Na visão do procurador, se alguém ficou impune, foi Divino. Para Ramos, a Lei Processual Penal precisa ser aperfeiçoada porque permite recursos protelatórios como os usados pelo advogado de Divino. Ramos foi membro do Conselho Penitenciário e examinou também os pedidos de livramento condicional de dois envolvidos na morte de Mário Eugênio: o sargento Nazareno e o cabo Couto. "Ambos cumpriram pena e preencheram os requisitos para serem colocados em liberdade devido ao bom comportamento na penitenciária", informou.
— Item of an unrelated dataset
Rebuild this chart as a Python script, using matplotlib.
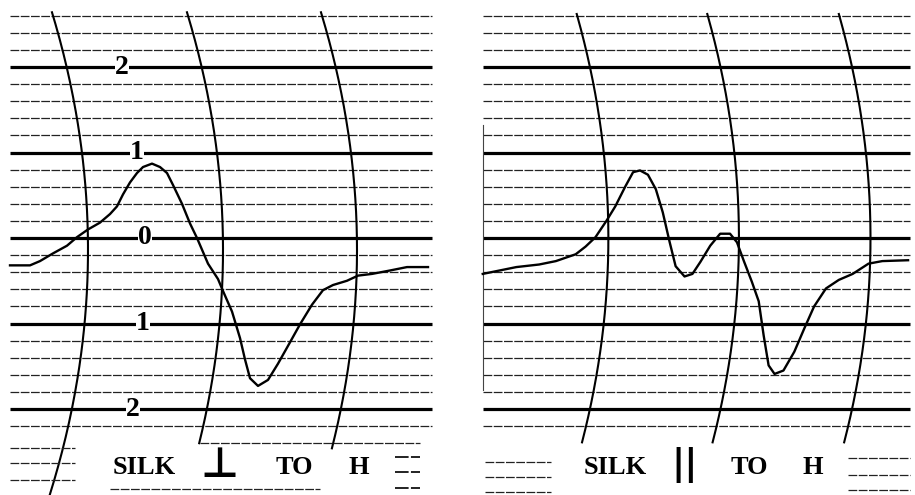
import numpy as np
import matplotlib
matplotlib.use("Agg")
import matplotlib.pyplot as plt

# recorder trace, left panel: SILK perpendicular to H
left_x = [10, 30, 40, 53, 67, 77, 88, 100, 110, 117, 123, 130, 137, 143, 152, 160, 167,
          173, 182, 190, 197, 208, 218, 223, 232, 240, 245, 250, 258, 268, 278, 290,
          300, 312, 323, 333, 347, 358, 372, 390, 407, 428]
left_y = [-0.32, -0.32, -0.27, -0.18, -0.09, 0.01, 0.10, 0.18, 0.28, 0.37, 0.51, 0.65,
          0.76, 0.83, 0.87, 0.83, 0.76, 0.62, 0.40, 0.17, 0.00, -0.30, -0.48, -0.62,
          -0.86, -1.17, -1.42, -1.64, -1.73, -1.66, -1.47, -1.22, -1.01, -0.78, -0.61,
          -0.55, -0.50, -0.44, -0.42, -0.38, -0.34, -0.34]

# right panel: SILK parallel to H
right_x = [23, 40, 57, 80, 97, 117, 127, 137, 148, 157, 167, 175, 182, 190, 198, 205,
           212, 218, 227, 235, 243, 253, 263, 273, 280, 287, 295, 302, 307, 312, 318,
           327, 338, 348, 358, 370, 383, 397, 413, 427, 453]
right_y = [-0.42, -0.38, -0.34, -0.31, -0.27, -0.19, -0.10, 0.01, 0.20, 0.37, 0.60,
           0.77, 0.79, 0.74, 0.57, 0.30, -0.05, -0.33, -0.45, -0.42, -0.28, -0.09, 0.05,
           0.05, -0.05, -0.27, -0.51, -0.74, -1.14, -1.49, -1.59, -1.55, -1.33, -1.06,
           -0.80, -0.59, -0.49, -0.42, -0.30, -0.27, -0.26]

scale_labels = ["2", "1", "0", "1", "2"]
scale_values = [2, 1, 0, -1, -2]

PX = 85.5            # pixels per unit on the paper
R = 784.0            # radius of the timing arcs, in pixels
YLIM = ((238 - 495) / PX, 238 / PX)

fig = plt.figure(figsize=(9.15, 4.95), dpi=100)
fig.patch.set_facecolor("white")


def paper(ax, x0, x1, arcs, vc, arc_top, arc_ends):
    ax.set_xlim(0, 460)
    ax.set_ylim(*YLIM)
    ax.axis("off")
    # fine chart lines, heavy every unit
    for k in range(-11, 14):
        v = k * 0.2
        if k % 5 == 0:
            ax.plot([x0, x1], [v, v], color="black", lw=2.3, solid_capstyle="butt")
        else:
            ax.plot([x0, x1], [v, v], color="#222222", lw=0.9,
                    linestyle=(0, (7, 1.2)))
    # timing arcs
    for xm, end in zip(arcs, arc_ends):
        vv = np.linspace(end, arc_top, 200)
        xx = xm - ((vv - vc) * PX) ** 2 / (2 * R)
        ax.plot(xx, vv, color="black", lw=1.5)


def stubs(ax, xa, xb, levels, lw=0.9):
    for v in levels:
        ax.plot([xa, xb], [v, v], color="#222222", lw=lw, linestyle=(0, (7, 1.2)))


# ---- left panel
axl = fig.add_axes([0, 0, 460 / 915, 1])
paper(axl, 10, 432, [88, 223, 357], -0.14, 2.64, [YLIM[0], -2.40, -2.46])
stubs(axl, 200, 420, [-2.40])
stubs(axl, 10, 75, [-2.46, -2.63, -2.83])
stubs(axl, 395, 420, [-2.56, -2.74, -2.92], lw=1.4)
stubs(axl, 110, 320, [-2.94])
axl.plot(left_x, left_y, color="black", lw=1.7, solid_joinstyle="round")
num_x = [122, 137, 145, 143, 133]
for xn, v, s in zip(num_x, scale_values, scale_labels):
    axl.text(xn, v, s, ha="center", va="center", fontsize=20, fontweight="bold",
             family="Liberation Serif",
             bbox=dict(facecolor="white", edgecolor="none", pad=0.2))
for xt, s in zip([144, 294, 359], ["SILK", "TO", "H"]):
    axl.text(xt, -2.68, s, ha="center", va="center", fontsize=19, fontweight="bold",
             family="Liberation Serif")
axl.text(219, -2.66, "⊥", ha="center", va="center", fontsize=30, fontweight="bold",
         family="DejaVu Sans")

# ---- right panel
axr = fig.add_axes([460 / 915, 0, 455 / 915, 1])
paper(axr, 23, 455, [150, 282, 415], 0.0, 2.62, [-2.39, -2.39, -2.39])
stubs(axr, 25, 92, [-2.62, -2.80, -2.97])
stubs(axr, 392, 455, [-2.57, -2.77, -2.95])
axr.plot([23, 23], [-1.78, 1.32], color="#444444", lw=0.8)
axr.plot(right_x, right_y, color="black", lw=1.7, solid_joinstyle="round")
for xt, s in zip([157, 292, 357], ["SILK", "TO", "H"]):
    axr.text(xt, -2.68, s, ha="center", va="center", fontsize=19, fontweight="bold",
             family="Liberation Serif")
axr.text(227, -2.66, "||", ha="center", va="center", fontsize=26, fontweight="bold",
         style="italic", family="DejaVu Sans")

fig.savefig("out.png", dpi=100, facecolor="white")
As acusações contra o então secretário de Segurança surgiram logo após o crime. Senadores e deputados se manifestaram, responsabilizando Rieth pelo assassinato. O Correio Braziliense publicou na capa do jornal de 13 de novembro de 1984: "Congresso acusa Rieth". A demissão do secretário foi pedida por representantes do Congresso Nacional que o acusavam de crime de omissão, por não ter protegido o jornalista sabendo que ele recebia ameaças de morte e por ter determinado, meses antes, a apreensão de sua arma, sob a alegação de que era exclusiva do Exército. Isto teria deixado Mario Eugênio mais "vulnerável" às ameaças.
Em entrevista coletiva registrada pelos jornais de 13 de novembro de 1984, Rieth disse que o porte da arma havia sido conseguido de forma fraudulenta e acrescentou que havia sido impossível garantir a proteção policial para o repórter 24 horas por dia.
Alguns deputados, na época, lembraram o envolvimento do coronel na prisão ilegal, tortura e assassinato do sargento do Exército Manoel Raimundo Soares, em 1966, em Porto Alegre, capital do Rio Grande do Sul. Como conseqüência, foi aberta na ocasião uma Comissão Parlamentar de Inquérito na Assembléia Legislativa para apurar a denúncia. O "Caso das Mãos Amarradas", como ficou conhecido, provocou a demissão do secretário de Segurança do Rio Grande do Sul. Rieth era superintendente das polícias do Estado.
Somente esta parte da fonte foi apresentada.